The Department of Justice (DOJ) said the bureau violated the U.S. Constitution’s Fourth Amendment, which protects the public from the unreasonable use of force by the police.
The investigation into the police department’s practices was first announced on April 13, 2018. It involved interviews with SPD officers, supervisors, command staff, and city officials, as well as an in-depth review of SPD documents, including over 100,000 pages of written policies and procedures, training materials, and internal reports, data, video footage, and investigative files, the DOJ said.
The DOJ also pointed out that findings from its investigation indicated that the use of excessive force could be department-wide.
“While this investigation focused on the Narcotics Bureau, our conclusions about that Bureau are supported by SPD’s response to its officers’ uses of excessive force generally. In one incident, six off-duty SPD officers not assigned to the Narcotics Bureau fought with four men in a parking lot outside a bar in April 2015,” the DOJ said. “The officers reportedly caused significant injuries to the men, including knocking one unconscious and fracturing his leg and skull, kicking and punching another while he lay on the ground covering his bleeding face, and kicking a third man in the head repeatedly.”

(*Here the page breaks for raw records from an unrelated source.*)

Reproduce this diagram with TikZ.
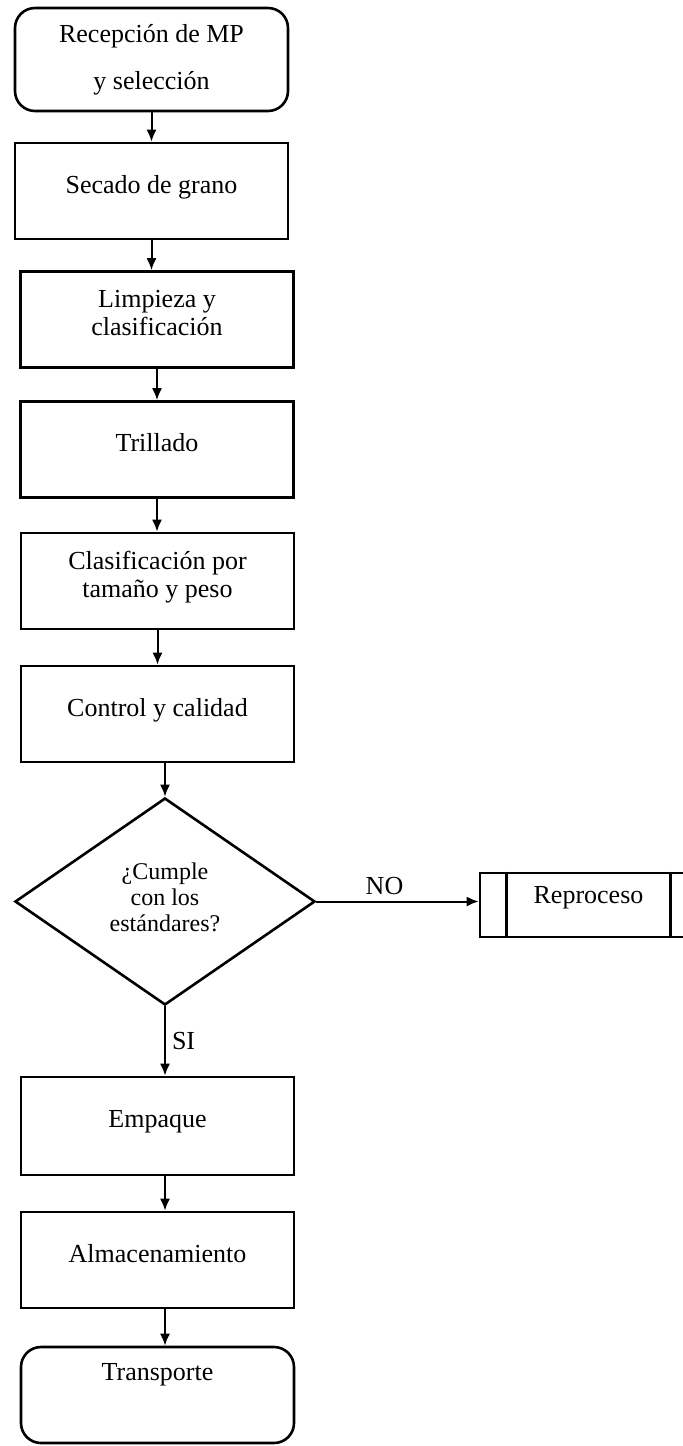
\documentclass[tikz,border=0pt]{standalone}
\usepackage{fontspec}
\setmainfont{Liberation Serif}
\usetikzlibrary{shapes.geometric,arrows.meta}

\tikzstyle{every node}=[font=\fontsize{13}{14}\selectfont, align=center]
\tikzstyle{proc}=[rectangle, draw, line width=1.3pt, minimum width=136.5pt, minimum height=48pt, text depth=7pt]
\tikzstyle{term}=[proc, rounded corners=10pt]
\tikzstyle{decis}=[diamond, draw, line width=1.3pt, minimum width=150pt, minimum height=103.5pt, inner sep=0pt, text depth=4pt, font=\fontsize{12}{13}\selectfont]
\tikzstyle{subproc}=[rectangle, draw, line width=1.3pt, minimum width=108.5pt, minimum height=32pt, text depth=10pt]

\begin{document}
\begin{tikzpicture}[x=0.5pt, y=-0.5pt]
    \useasboundingbox (0,0) rectangle (683,1446);
    \node[term, minimum height=51.5pt, text depth=3pt] (recep) at (151.5,59.5) {Recepción de MP\\[9.5pt]y selección};
    \node[proc] (secado) at (151.5,191) {Secado de grano};
    \node[proc] (limp) at (157,319.5) {Limpieza y\\clasificación};
    \node[proc] (trill) at (157,449.5) {Trillado};
    \node[proc] (clasif) at (157.5,581) {Clasificación por\\tamaño y peso};
    \node[proc] (control) at (157.5,714) {Control y calidad};
    \node[decis] (cumple) at (165,901.5) {¿Cumple\\con los\\estándares?};
    \node[subproc] (repro) at (588.5,905) {Reproceso};
    \node[proc, minimum height=49pt] (empaque) at (157.5,1126) {Empaque};
    \node[proc] (almac) at (157.5,1260) {Almacenamiento};
    \node[term, text depth=23pt] (transp) at (157.5,1395) {Transporte};
    \draw[line width=1.3pt] ([xshift=14pt]repro.north west) -- ([xshift=14pt]repro.south west)
        ([xshift=-14pt]repro.north east) -- ([xshift=-14pt]repro.south east);
    \path[line width=1pt, -{Latex[length=6pt,width=5pt]}]
    (recep) edge (recep |- secado.north)
    (secado) edge (secado |- limp.north)
    (limp.south -| trill.north) edge (trill.north)
    (trill) edge (trill |- clasif.north)
    (clasif) edge (clasif |- control.north)
    (control.south -| cumple.north) edge (cumple.north)
    (cumple.south) edge node[right, inner sep=3pt] {SI} (cumple.south |- empaque.north)
    (empaque.south -| cumple.south) edge (cumple.south |- almac.north)
    (almac.south -| cumple.south) edge (cumple.south |- transp.north)
    (cumple.east) edge node[above, pos=0.42, inner sep=3pt] {NO} (cumple.east -| repro.west)
	;
  \end{tikzpicture}
\end{document}
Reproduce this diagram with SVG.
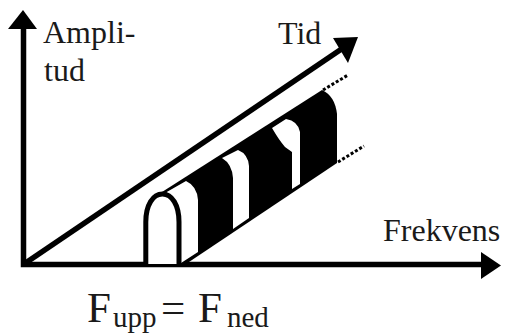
<svg xmlns="http://www.w3.org/2000/svg" width="508" height="335" viewBox="0 0 508 335">
<style>
.ax{stroke:#000;stroke-width:5.5;fill:none}
.head{fill:#000}
.dot{stroke:#000;stroke-width:3;stroke-dasharray:3 2;fill:none}
.white{fill:#fff}
</style>
<rect width="508" height="335" fill="#fff"/>
<g id="connectors">
  <path class="ax" d="M23.5 27 V264.5 H484" stroke-linejoin="miter"/>
  <polygon class="head" points="23,10 8,29 37,29"/>
  <polygon class="head" points="481,252 501,265.5 481,279"/>
  <line class="ax" x1="24" y1="264" x2="343" y2="48"/>
  <polygon class="head" points="333,38 358,37 348,63"/>
  <line class="dot" x1="323" y1="90" x2="348" y2="75"/>
  <line class="dot" x1="338" y1="162" x2="364" y2="146"/>
</g>
<g id="band">
  <path fill="#000" d="M162 192 L322 90 Q335 96 337 114 L337 163 L183 266 Z"/>
  <path class="white" d="M165 193 L186 181 Q197 186 198 200 L198 252 L181 263 L175 200 Z"/>
  <path class="white" d="M222 158 L238 150 Q248 154 249 166 L249 218 L233 229 L233 178 Q232 164 222 158 Z"/>
  <path class="white" d="M272 128 L286 119 Q298 121 300 132 L300 184 L292 189 L292 152 L285 147 Q279 140 272 128 Z"/>
</g>
<g id="arch">
  <path d="M145.8 264 V222 C145.8 205 153 194 162.4 194 C172 194 179 205 179 222 V264" fill="#fff" stroke="#000" stroke-width="5"/>
</g>
<g font-family="Liberation Serif, Times New Roman, DejaVu Serif, serif" fill="#1a1a1a">
<g id="label-amplitud">
  <text x="43" y="43" font-size="32">Ampli-</text>
  <text x="44" y="81" font-size="32">tud</text>
</g>
<g id="label-tid">
  <text x="278" y="44" font-size="32">Tid</text>
</g>
<g id="label-frekvens">
  <text x="383" y="241" font-size="32">Frekvens</text>
</g>
<g id="label-formula">
  <text><tspan x="87" y="322" font-size="43">F</tspan><tspan x="113" y="327" font-size="29">upp</tspan><tspan x="161" y="322" font-size="43">=</tspan><tspan x="198" y="322" font-size="43">F</tspan><tspan x="227" y="327" font-size="29">ned</tspan></text>
</g>
</g>
</svg>
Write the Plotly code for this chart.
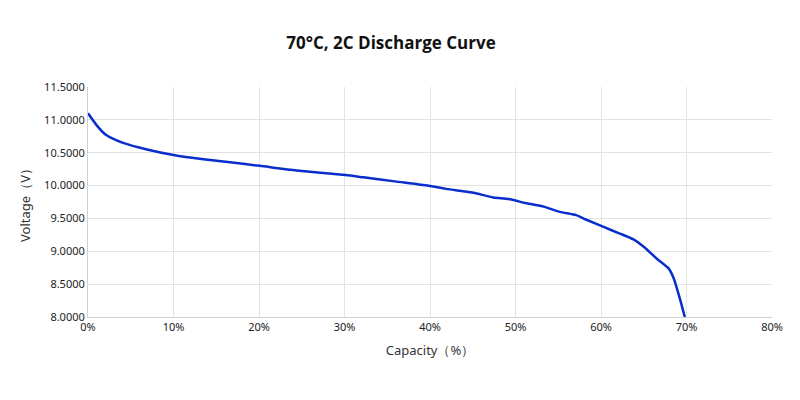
import plotly.graph_objects as go

capacity = [0.0, 1.0, 2.0, 2.6, 4.1, 6.9, 10.0, 13.5, 16.6, 20.1, 24.4, 30.1, 32.2, 36.1,
            40.2, 41.9, 43.5, 45.1, 47.4, 49.2, 51.3, 53.3, 55.2, 57.1, 58.3, 60.3, 62.2,
            63.8, 65.0, 66.5, 67.9, 68.5, 69.2, 69.8]
voltage = [11.10, 10.92, 10.78, 10.735, 10.65, 10.55, 10.465, 10.40, 10.355, 10.30, 10.23,
           10.16, 10.125, 10.06, 9.99, 9.95, 9.92, 9.89, 9.82, 9.795, 9.73, 9.68, 9.60,
           9.55, 9.48, 9.37, 9.27, 9.18, 9.07, 8.89, 8.74, 8.59, 8.29, 8.0]

x_ticks = [0, 10, 20, 30, 40, 50, 60, 70, 80]
y_ticks = [8.0, 8.5, 9.0, 9.5, 10.0, 10.5, 11.0, 11.5]

fig = go.Figure()
fig.add_trace(go.Scatter(x=capacity, y=voltage, mode="lines",
                         line=dict(color="#0a2ecc", width=2.5, shape="spline", smoothing=0.6),
                         showlegend=False, hoverinfo="skip"))

fig.update_layout(
    width=800, height=400,
    margin=dict(l=88, r=28, t=87, b=83),
    paper_bgcolor="white", plot_bgcolor="white",
    title=dict(text="<b>70°C, 2C Discharge Curve</b>", x=391 / 800, xanchor="center",
               y=1 - 43 / 400, yanchor="middle",
               font=dict(family="Open Sans", size=17, color="#111")),
    font=dict(family="Noto Sans", size=11, color="#222"),
)
fig.update_xaxes(range=[0, 80], tickvals=x_ticks, ticktext=[f"{v}%" for v in x_ticks],
                 showgrid=True, gridcolor="#e3e3e3", gridwidth=1,
                 showline=True, linecolor="#d0d0d0", linewidth=1, zeroline=False,
                 ticks="", tickfont=dict(size=11, color="#222"),
                 title=dict(text="Capacity（%）", font=dict(size=13, color="#333"), standoff=12))
fig.update_yaxes(range=[8.0, 11.5], tickvals=y_ticks, tickformat=".4f",
                 showgrid=True, gridcolor="#e3e3e3", gridwidth=1,
                 showline=True, linecolor="#d0d0d0", linewidth=1, zeroline=False,
                 ticks="", tickfont=dict(size=11, color="#222"),
                 title=dict(text="Voltage（V）", font=dict(size=13, color="#333"), standoff=10))

fig.write_html("out.html")
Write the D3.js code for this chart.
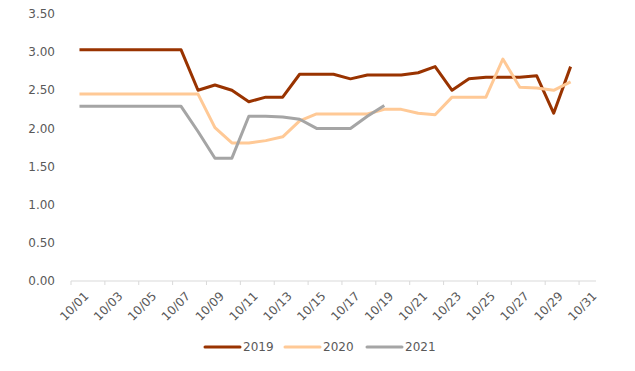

The report said that five of the six off-duty SPD officers were reinstated after the incident.
The DOJ said that the Narcotics Bureau’s routine use of excessive force is “directly attributable to systemic deficiencies in policies.” Officers within the department aren’t required to report the use of force such as punches and kicks.
Its policies “fail to require detailed and consistent use-of-force reporting,” while accountability systems “do not provide meaningful reviews of uses of force,” the department said.
“This practice enables Narcotics Bureau officers to routinely avoid reporting any use of hands-on force or to submit vague and misleading reports documenting their uses of force,” the report said. “We also found examples where Narcotics Bureau officers falsified reports to disguise or hide their use of force. Supervisors fail to effectively review uses of force that Narcotics Bureau officers do report.”
It noted that from 2013 to 2018, no referrals were made to the Internal Investigations Unit, although supervisors are required to report “any questionable force incident resulting in injury.”
This will ensure that Springfield can be “safer, lawful, and more effective,” they wrote.